Monday, July 10, 2023

How Blue Mountain minimized damage during the 2022 winter

Photo: Winemaker Matt Mavety
If memory serves, Blue Mountain Vineyard and Cellars has released these three white wines a little earlier than in earlier years. Perhaps the winery needed to get product into the hands of consumers and restaurants, restocking a pipeline that was a bit empty after Blue Mountain’s decision not to release any wines from the smoke-affected 2021 vintage. The 2022 whites do not taste hurried. If anything, the fruit comes across as bright and fresh, reflecting the quality of the 2022 vintage.
As has now been widely reported, the nature of that vintage set the wine industry up for so much damage in the 2022-23 winter that this year’s grape crop will be about half of last year’s. The 2022 vintage started with a late and cold spring, setting the vines back about three weeks. The vines began to catch up during a warm July, a prelude to perfect conditions for maturing quality fruit through to the end of October. Some producers took advantage of the fine weather (shirt sleeves at the end of October) to let grapes hang. That proved to be a trap. Vines need a few weeks after harvest to go into dormancy for winter. But it got cold in November and stayed bitterly cold. Substantial plantings were killed by the cold; lucky ones only suffered bud damage.
Blue Mountain’s vineyards came through last winter better than many Okanagan vineyards. “There is bud damage, and I would anticipate 60% of a normal harvest at this point but it is also very difficult to evaluate with the heterogenous nature of the vine growth and fruit,” winemaker Matt Mavety told me recently. “We do not have much vine death. There is some, but very minimal and usually on plants that likely had another stress before the cold.” Judging from the specification sheets for these three wines, I believe that good viticultural practises got Blue Mountain through the 2022 vintage a lot better than most growers.
The reason: the harvests at Blue Mountain were early enough that the vines were into dormancy before it got too cold. The Pinot Gris grapes were picked September 30, October 6 and October 8. The Pinot Blanc was picked October 12. The Sauvignon Blanc grapes were picked October 1 and October 16. “All the fruit was picked by the 20th of October and all the vines showed good signs of hardening off for the winter,” Matt says. Those timely picks in a late vintage are not surprising, considering that Ian Mavety, who runs the vineyard with his son, Matt, has been farming this vineyard since the early 1970s.
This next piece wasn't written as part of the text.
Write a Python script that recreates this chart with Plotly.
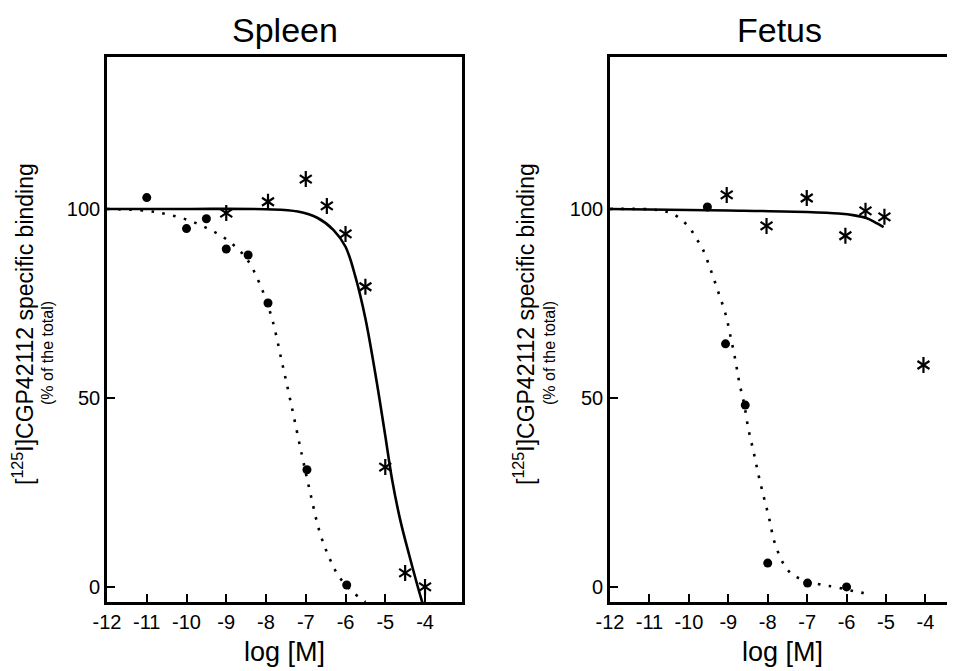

“I would like to claim savvy viticulture but we also must accept there is luck at play with the autumn weather,” Matt says. “Crop load, picking dates, irrigation management and general vine health would be some of the factors that we had some control over during the 2022 growing season. For Blue Mountain, our absolute cold temperatures in December of 2022 were not as cold as some vineyards in the South and North parts of the valley.” I accept his modesty. I also recognize that Blue Mountain does not grow late-ripening Bordeaux or Rhone grapes. However, there is no doubt that the Mavety family are intelligent and experienced farmers – and it showed in 2022.
Here are notes on the wines.
Blue Mountain Pinot Gris 2022 ($26). The wine was fermented 38% in stainless steel, 45% in 500-litre French oak barrels and 20% in an oak cask. The oak added complexity and texture without noticeable oak flavours, for this is still a lively, fruit-forward wine. It begins with appealing citrus aromas leading to flavours of citrus, pear and spice. 92.
Blue Mountain Pinot Blanc 2022 ($26). The fruit is from 37-year-old vines (the Pinot Gris vines are a year younger). Fermentation was similar to the Pinot Gris, with a little more neutral oak, and the wine was aged six months on the lees. That gave it a rich texture, complementing the aromas and flavours of apple and stone fruit. 91.
Blue Mountain Sauvignon Blanc 2022 ($26). The fruit is from a high-density vineyard planted 15 and 16 years ago. Fermentation was done with indigenous yeast (as were the other wines) in a combination of stainless steel tanks and large format oak, with five months aging on the lees. Aromas of herbs and grapefruit are echoed on the palate. 91.